Wales first minister defends raising council tax for second homeowners


Second homeowners in parts of Wales face paying up to three times the usual rate of council tax under new laws set to be introduced in April, in a move designed to make it easier for local people to buy their own property.

The devolved government in Cardiff is poised to allow local authorities to introduce the heavier levies on second homes in an effort to deter landlords.

First minister Mark Drakeford told the Financial Times that the policy was designed to address the “anxiety” of Welsh first-time buyers priced out of the market in the place they were born. “It’s not because of wanting to be nasty to people that have second homes,” he said.

Drakeford’s comments came as the Welsh government proposed making a one-off payment to NHS staff in the principality worth about £1,000 for the 2022-23 financial year, in an effort to end strikes by healthcare workers, according to people briefed on the matter.

The new council tax policy, among others, shows how the Welsh government — led by Labour in an informal pact with the nationalist party Plaid Cymru — is taking an innovative approach to fiscal matters.

In line with research by officials suggesting a high concentration of second homes in beauty spots including Snowdonia, Drakeford said “the northwestern and western seaboard of Wales [will be] where those issues are the most concentrated”. “Different councils will use a different combination of new powers available to them,” he added.

Welsh First Minister, Mark Drakeford © Francesca Jones/FT

The London government is about to give English councils the power to double the council tax rate for second homes through its new “levelling-up” bill, aimed at reducing regional inequalities, which would bring it in line with Wales’s previous stance.

“We are trying to preserve the character of those areas . . . if you visit a ghost village, because there is no one living there any more, all the things that made it worth visiting there will have been eroded,” said Drakeford.

At the same time, landlords of “self-catering” properties will have to show that they are being let out for at least 182 days — up from 70 days — a year to continue to receive small business rate relief and avoid paying council tax.

In a separate move, the Welsh government will within the next year bring in a “tourist tax” policy, under which councils will be able to charge visitors to designated areas.

Drakeford said the tourist tax would be a “modest” fee of a couple of pounds for councils to enhance local areas, adding: “It will be hypothecated to the broad purposes that local authorities discharge that make an area attractive to tourists.”

He conceded that he had held “robust” discussions with tourism executives but stressed the policy would “do good for the industry”. “My message to them is that they should get involved and help us to shape this idea.”

Drakeford has also promised a “fairer” council tax system via an imminent revaluation of homes — the first since 2003 — and the introduction of new bands for more expensive properties.

“We should think of extending the number of council bands at the top,” he said. “You pay a bigger proportion of your income in the smallest house on the most modest income in Wales.”

But on income tax, the biggest revenue raiser, Drakeford has resisted calls to increase it by 1p to pay for demands such as higher wages for nurses.

Plaid’s leader Adam Price has argued that lifting income tax would “protect our public services and save lives” and defend Wales from “this Tory onslaught”.

Drakeford said there had been a “genuine debate” about the policy when in September Liz Truss, then UK prime minister, announced a 1p cut in income tax.

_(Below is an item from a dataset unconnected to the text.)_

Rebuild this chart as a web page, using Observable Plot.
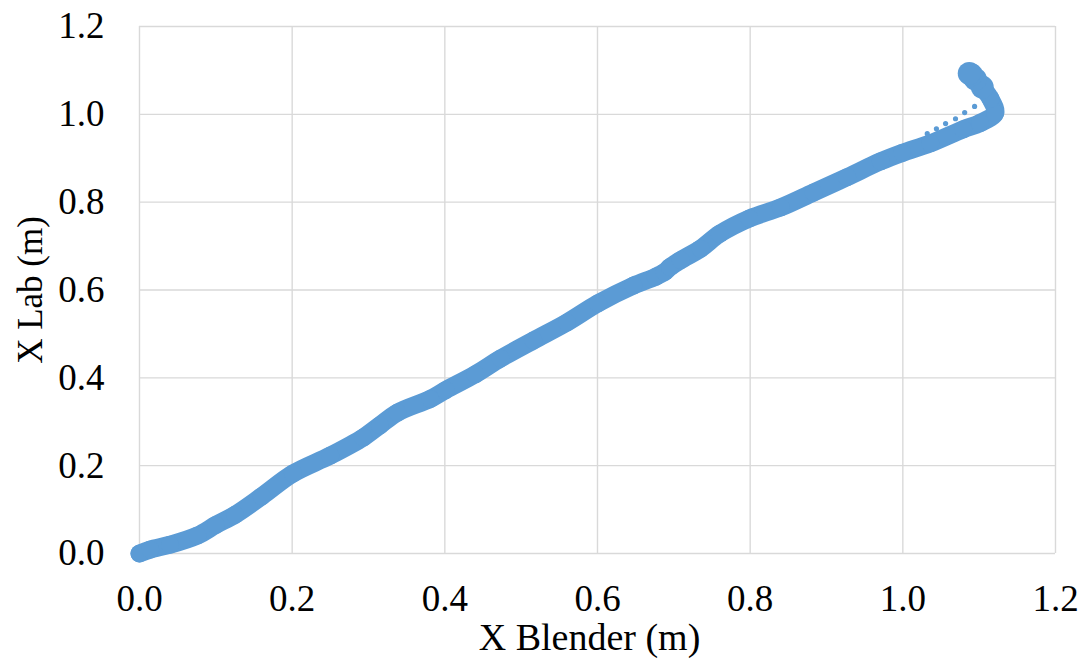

But after she scrapped the move, he concluded the rise would be unpopular at a time of surging living costs.

“It would be naive to think you could use all that money for nurses because . . . understandably people in other parts of the public service would be looking to have the same.”

Nevertheless, Drakeford, a self-declared “proud socialist”, admitted it was awkward to be on the opposite side of the argument on pay to unions.

“My awkwardness is being a Labour first minister who has worked very hard alongside our trade union colleagues, managing strikes in the past,” he said. “It is not a comfortable position at all to find ourselves in, when so many of their arguments we believe are powerful.”

The Covid-19 pandemic saw the devolved administrations taking different approaches to lockdown restrictions, with Wales often more cautious than England.

The Conservatives, who want Drakeford — like his Scottish counterpart Nicola Sturgeon — to hold a Wales-specific Covid inquiry, have accused him of presiding over the highest death rate of the four nations.

But Drakeford rejected that claim, saying it should come with its own “very big health warning” because the data had not been adjusted for age. “Wales is older, poorer, sicker than the rest of the UK,” he said, arguing that a UK-wide inquiry was the right approach.